David Wright during a spring training workout, Wednesday

David Wright during a spring training workout, Wednesday Feb. 24, 2016 in Port St. Lucie, Fla. Credit: Newsday / Alejandra Villa

PORT ST. LUCIE, Fla. — There was a time when such a thing would have been unthinkable. But this season, there will be days when Mets captain David Wright sits out a game, even though his back is feeling perfectly fine.

That was one of the talking points on Wednesday when Wright and manager Terry Collins sat down for a meeting to discuss how to manage the third baseman’s back condition, spinal stenosis.

“I think Terry is just trying to be proactive,” Wright said. “He’s trying to look out for me, and look out for kind of the long term.”

Planning can only go so far, as Wright himself noted several times, because the very nature of the condition brings about uncertainty. He has described a cycle of good days and bad, with no warning about which way the pendulum will swing on a daily basis.

Said Wright: “It’s unrealistic to try to predict what’s going to happen because as I’ve experienced so far you never know how you’re going to feel until you kind of wake up and get moving.”

But Wright, 33, dealt with the condition enough last season to know that ignoring his body is the quickest way to an extended stint in the disabled list. Because of the condition, Wright is susceptible to inflammation that can easily linger without adequate rest.

“There is going to be days this summer that he’s going to get off even though he feels good,” said Collins, who called the meeting productive.

The Mets and Wright must find a delicate balance. While Wright wants to get in enough work to feel prepared to play in spring training games, he also wants to cut down on his practice reps.

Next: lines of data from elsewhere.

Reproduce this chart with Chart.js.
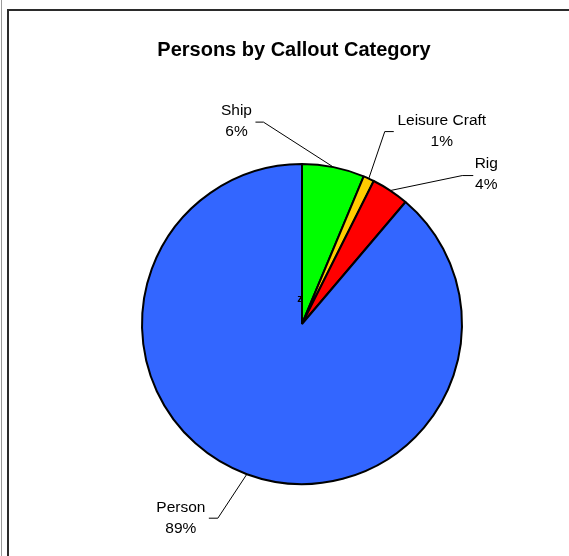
<!DOCTYPE html>
<html lang="en">
<head>
    <meta charset="UTF-8">
    <title>Persons by Callout Category</title>
    <script src="https://cdn.jsdelivr.net/npm/chart.js"></script>
    <style>
        html, body { margin: 0; padding: 0; background: #fff; overflow: hidden; }
        canvas { display: block; }
    </style>
</head>
<body>
    <canvas id="calloutChart" width="569" height="556"></canvas>
    <script>
        // data (share of persons, %)
        const categories = ['Ship', 'Leisure Craft', 'Rig', 'Person'];
        const shares = [6.3, 1.1, 3.8, 88.8];
        const sliceColors = ['#00FF00', '#FFCC00', '#FF0000', '#3366FF'];

        // where each callout sits, relative to the middle of its slice edge
        const calloutLayout = [
            { dx: -97, dy: -46, end: [19, 1], elbow: [27, 1] },
            { dx: 73, dy: -47, end: [-48, 0], elbow: [-57, 0] },
            { dx: 96, dy: -16, end: [-13, 1], elbow: [-24, 1] },
            { dx: -66, dy: 44, end: [28, 0], elbow: [37, 0] }
        ];

        const font = 'Arial, "Liberation Sans", sans-serif';

        const decorations = {
            id: 'decorations',
            beforeDraw(chart) {
                const ctx = chart.ctx;
                ctx.save();
                ctx.fillStyle = '#fff';
                ctx.fillRect(0, 0, chart.width, chart.height);
                // page frame
                ctx.strokeStyle = '#9a9a9a';
                ctx.lineWidth = 1;
                ctx.beginPath();
                ctx.moveTo(1.5, 0);
                ctx.lineTo(1.5, chart.height);
                ctx.stroke();
                ctx.strokeStyle = '#2b2b2b';
                ctx.lineWidth = 2;
                ctx.beginPath();
                ctx.moveTo(8, chart.height);
                ctx.lineTo(8, 10);
                ctx.lineTo(chart.width, 10);
                ctx.stroke();
                // title
                ctx.fillStyle = '#000';
                ctx.font = 'bold 20px ' + font;
                ctx.textAlign = 'center';
                ctx.textBaseline = 'middle';
                ctx.fillText('Persons by Callout Category', 294, 50);
                ctx.restore();
            },
            afterDraw(chart) {
                const ctx = chart.ctx;
                const arcs = chart.getDatasetMeta(0).data;
                const total = shares.reduce((a, b) => a + b, 0);
                ctx.save();
                ctx.fillStyle = '#000';
                ctx.strokeStyle = '#000';
                ctx.lineWidth = 1;
                ctx.font = '15.5px ' + font;
                ctx.textAlign = 'center';
                ctx.textBaseline = 'middle';
                arcs.forEach((arc, i) => {
                    const p = arc.getProps(['x', 'y', 'startAngle', 'endAngle', 'outerRadius'], true);
                    const mid = (p.startAngle + p.endAngle) / 2;
                    const ax = p.x + Math.cos(mid) * p.outerRadius;
                    const ay = p.y + Math.sin(mid) * p.outerRadius;
                    const c = calloutLayout[i];
                    const lx = ax + c.dx;
                    const ly = ay + c.dy;
                    ctx.beginPath();
                    ctx.moveTo(ax, ay);
                    ctx.lineTo(lx + c.elbow[0], ly + c.elbow[1]);
                    ctx.lineTo(lx + c.end[0], ly + c.end[1]);
                    ctx.stroke();
                    ctx.fillText(categories[i], lx, ly - 10.5);
                    ctx.fillText(Math.round(shares[i] / total * 100) + '%', lx, ly + 10.5);
                });
                // stray mark near the centre
                const c0 = arcs[0].getProps(['x', 'y'], true);
                ctx.font = 'bold 11px ' + font;
                ctx.fillText('z', c0.x - 2, c0.y - 25);
                ctx.restore();
            }
        };

        const ctx = document.getElementById('calloutChart').getContext('2d');
        new Chart(ctx, {
            type: 'pie',
            data: {
                labels: categories,
                datasets: [{
                    data: shares,
                    backgroundColor: sliceColors,
                    borderColor: '#000',
                    borderWidth: 2,
                    radius: 160
                }]
            },
            options: {
                responsive: false,
                animation: false,
                layout: { padding: { top: 110, bottom: 18, left: 60, right: 25 } },
                plugins: {
                    legend: { display: false },
                    title: { display: false },
                    tooltip: { enabled: false }
                }
            },
            plugins: [decorations]
        });
    </script>
</body>
</html>
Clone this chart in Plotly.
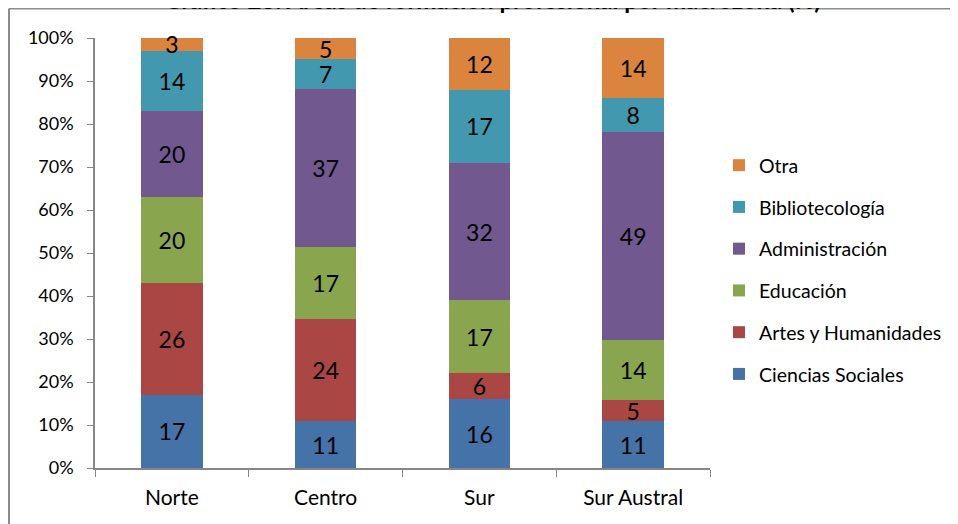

For instance, it’s common for veteran players who stay back during spring training road trips to take grounders and work on their own in the cage. But Collins said Wright may have to re-think how often he does such work.

Another complication may be timing. Doctors recommended that Wright take a month off right after last season. Because of that break, he believes he has fallen behind in his regular preparation schedule.

“The most important thing is I can’t rush out of the gates,” Wright said. “I almost have to ease myself into it because I feel baseball-wise I’m a little behind schedule because of playing into the World Series, because of the doctor’s recommendation to take about a month off after the season. It puts me behind where I’d like to be right now.”

Though general manager Sandy Alderson recently said 130 regular-season games would be a target, both Wright and Collins have taken care not to establish a set number of how many games he will play in spring training or during the regular season.

Instead, their goals have been less detailed, with Wright even insisting that calling it a “plan” would be misleading.

“It was all about the scheduling, all about what needed to take place before he gets in games,” Collins said. “And David was obviously on board with it.”

Before the Mets can even worry about the regular season, Collins said the focus must be on getting Wright prepared to handle the Grapefruit League.

“Once we know he’s ready to play, we’ll have a better idea of how he we can handle when the rest is going to be needed,” Collins said.

Wright called the process a “learning experience.”

“I understand that it’s probably best for me and best for the team where I get some rest because of the condition of my back,” he said.